To encourage teachers to try out the modules in their own classroom, a mailing of the two CDs, along with a poster explaining each topic as well as ITS, were distributed to 160 high schools around Minnesota. The modules are also available on the Institute’s Web site at www.its.umn.edu/education/modules, making them available to educators and students around the world.
Students from the National Summer Transportation Institute view the HumanFIRST Program’s driving simulator.
In June, the ITS Institute and CTS hosted 45 students from the National Summer Transportation Institute, a 20-day camp held by the Fond du Lac Tribal and Community College and funded by the U.S. Department of Transportation. Most students came from middle schools and high schools on the Fond du Lac Reservation near Cloquet, Minn., and the surrounding area, said director Holly Pellerin.
The group toured ITS facilities to learn about traffic safety technology and Web-based programs that help students design roads. They then got a taste of cutting-edge transportation research by visiting the HumanFIRST Program’s driving simulator in the mechanical engineering department, and later made a stop at a Freeway Incident Response Safety Team (FIRST) vehicle outside of the Civil Engineering Building.
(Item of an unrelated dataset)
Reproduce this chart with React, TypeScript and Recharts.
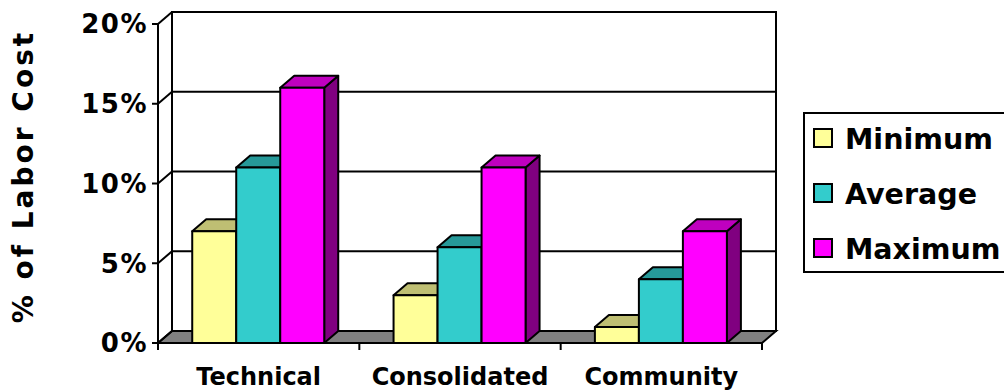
import { Bar, BarChart, CartesianGrid, Label, XAxis, YAxis } from 'recharts'

const CATEGORIES = ['Technical', 'Consolidated', 'Community']
const MINIMUM = [7, 3, 1]
const AVERAGE = [11, 6, 4]
const MAXIMUM = [16, 11, 7]
const Y_TICKS = [0, 5, 10, 15, 20]

const FONT = '"DejaVu Sans", Verdana, sans-serif'
// depth of the fake 3d box
const DX = 14
const DY = 12

const SERIES = [
  { key: 'minimum', name: 'Minimum', front: '#FFFF99', top: '#BFBF73', side: '#80804D' },
  { key: 'average', name: 'Average', front: '#33CCCC', top: '#269999', side: '#1A6666' },
  { key: 'maximum', name: 'Maximum', front: '#FF00FF', top: '#BF00BF', side: '#800080' },
]

const data = CATEGORIES.map((name, i) => ({
  name,
  minimum: MINIMUM[i],
  average: AVERAGE[i],
  maximum: MAXIMUM[i],
}))

function Box3D(props: any) {
  const { x, y, width, height, front, top, side } = props
  if (x == null || width == null || height == null) return null
  const x2 = x + width
  const yb = y + height
  return (
    <g stroke="#000" strokeWidth={2} strokeLinejoin="round">
      <polygon points={`${x2},${y} ${x2 + DX},${y - DY} ${x2 + DX},${yb - DY} ${x2},${yb}`} fill={side} />
      <polygon points={`${x},${y} ${x + DX},${y - DY} ${x2 + DX},${y - DY} ${x2},${y}`} fill={top} />
      <rect x={x} y={y} width={width} height={height} fill={front} />
    </g>
  )
}

// back wall, floor and gridlines, all hung off the grid's horizontal lines
function WallLine(props: any) {
  const { x1, x2, y1, index, horizontalPoints } = props
  const pts: number[] = horizontalPoints ?? [y1]
  const yTop = props.y ?? Math.min(...pts)
  const yBottom = props.height != null && props.y != null ? props.y + props.height : Math.max(...pts)
  return (
    <g key={`wall-${index}`} stroke="#000" strokeWidth={2}>
      {index === 0 && (
        <>
          <rect x={x1 + DX} y={yTop - DY} width={x2 - x1} height={yBottom - yTop} fill="#fff" />
          <polygon
            points={`${x1},${yBottom} ${x1 + DX},${yBottom - DY} ${x2 + DX},${yBottom - DY} ${x2},${yBottom}`}
            fill="#808080"
          />
        </>
      )}
      <line x1={x1} y1={y1} x2={x1 + DX} y2={y1 - DY} />
      <line x1={x1 + DX} y1={y1 - DY} x2={x2 + DX} y2={y1 - DY} />
    </g>
  )
}

function XTick(props: any) {
  const { x, y, payload, index, visibleTicksCount, width } = props
  const half = payload?.offset || width / visibleTicksCount / 2
  return (
    <g>
      <line x1={x - half} y1={y} x2={x - half} y2={y + 7} stroke="#000" strokeWidth={2} />
      {index === visibleTicksCount - 1 && (
        <line x1={x + half} y1={y} x2={x + half} y2={y + 7} stroke="#000" strokeWidth={2} />
      )}
      <text x={x} y={y + 42} textAnchor="middle" fontSize={24} fontWeight="bold" fontFamily={FONT} fill="#000">
        {payload.value}
      </text>
    </g>
  )
}

function YTick(props: any) {
  const { x, y, payload } = props
  return (
    <text
      x={x}
      y={y}
      dy="0.36em"
      textAnchor="end"
      fontSize={26}
      fontWeight="bold"
      fontFamily={FONT}
      letterSpacing={1.5}
      fill="#000"
    >
      {payload.value}%
    </text>
  )
}

function YTitle(props: any) {
  const { viewBox } = props
  const cx = viewBox.x + 33
  const cy = viewBox.y + viewBox.height / 2 - 7
  return (
    <text
      x={cx}
      y={cy}
      transform={`rotate(-90 ${cx} ${cy})`}
      textAnchor="middle"
      fontSize={28}
      fontWeight="bold"
      fontFamily={FONT}
      letterSpacing={3}
      fill="#000"
    >
      % of Labor Cost
    </text>
  )
}

// legend box runs off the right edge of the picture, as in the original
function LegendBox() {
  return (
    <div
      style={{
        position: 'absolute',
        left: 803,
        top: 112,
        width: 260,
        height: 161,
        boxSizing: 'border-box',
        borderTop: '2px solid #000',
        borderBottom: '2px solid #000',
        borderLeft: '2px solid #000',
        background: '#fff',
        fontFamily: FONT,
      }}
    >
      {SERIES.map((s, i) => (
        <div
          key={s.key}
          style={{ position: 'absolute', left: 8, top: 14 + i * 55, height: 20, display: 'flex', alignItems: 'center' }}
        >
          <span
            style={{
              width: 20,
              height: 20,
              boxSizing: 'border-box',
              border: '2px solid #000',
              background: s.front,
            }}
          />
          <span
            style={{
              marginLeft: 12,
              fontSize: 28.5,
              fontWeight: 'bold',
              lineHeight: '20px',
              position: 'relative',
              top: 2,
              whiteSpace: 'nowrap',
            }}
          >
            {s.name}
          </span>
        </div>
      ))}
    </div>
  )
}

export default function App() {
  return (
    <div style={{ position: 'absolute', left: 0, top: 0, width: 1004, height: 390, overflow: 'hidden', background: '#fff' }}>
      <BarChart
        width={1004}
        height={390}
        data={data}
        margin={{ top: 24, right: 242, bottom: 0, left: 0 }}
        barCategoryGap="17%"
        barGap={0}
      >
        <CartesianGrid vertical={false} horizontal={(p: any) => <WallLine {...p} />} />
        <XAxis
          dataKey="name"
          height={47}
          tickSize={0}
          tickMargin={0}
          tickLine={false}
          axisLine={{ stroke: '#000', strokeWidth: 2 }}
          tick={(p: any) => <XTick {...p} />}
          interval={0}
        />
        <YAxis
          width={158}
          domain={[0, 20]}
          ticks={Y_TICKS}
          interval={0}
          tickSize={6}
          tickMargin={4}
          tickLine={{ stroke: '#000', strokeWidth: 2 }}
          axisLine={{ stroke: '#000', strokeWidth: 2 }}
          tick={(p: any) => <YTick {...p} />}
        >
          <Label content={(p: any) => <YTitle {...p} />} />
        </YAxis>
        {SERIES.map((s) => (
          <Bar
            key={s.key}
            dataKey={s.key}
            name={s.name}
            fill={s.front}
            isAnimationActive={false}
            shape={(p: any) => <Box3D {...p} front={s.front} top={s.top} side={s.side} />}
          />
        ))}
      </BarChart>
      <LegendBox />
    </div>
  )
}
Driver Julie Todora explained how Mn/DOT’s FIRST program minimizes freeway congestion and safety risks through quick response to incidents like crashes and stalled vehicles.
The camp is designed “in the hopes of trying to get kids interested in careers in transportation and impact them at an early age,” Pellerin said. “If they wait until after high school to think about careers, it’s too late.” Students said they enjoyed the camp because it gave them a chance to see things they wouldn’t have otherwise. “I come every year and each year we get to go new places and see new stuff,” said student Wesley Nikko.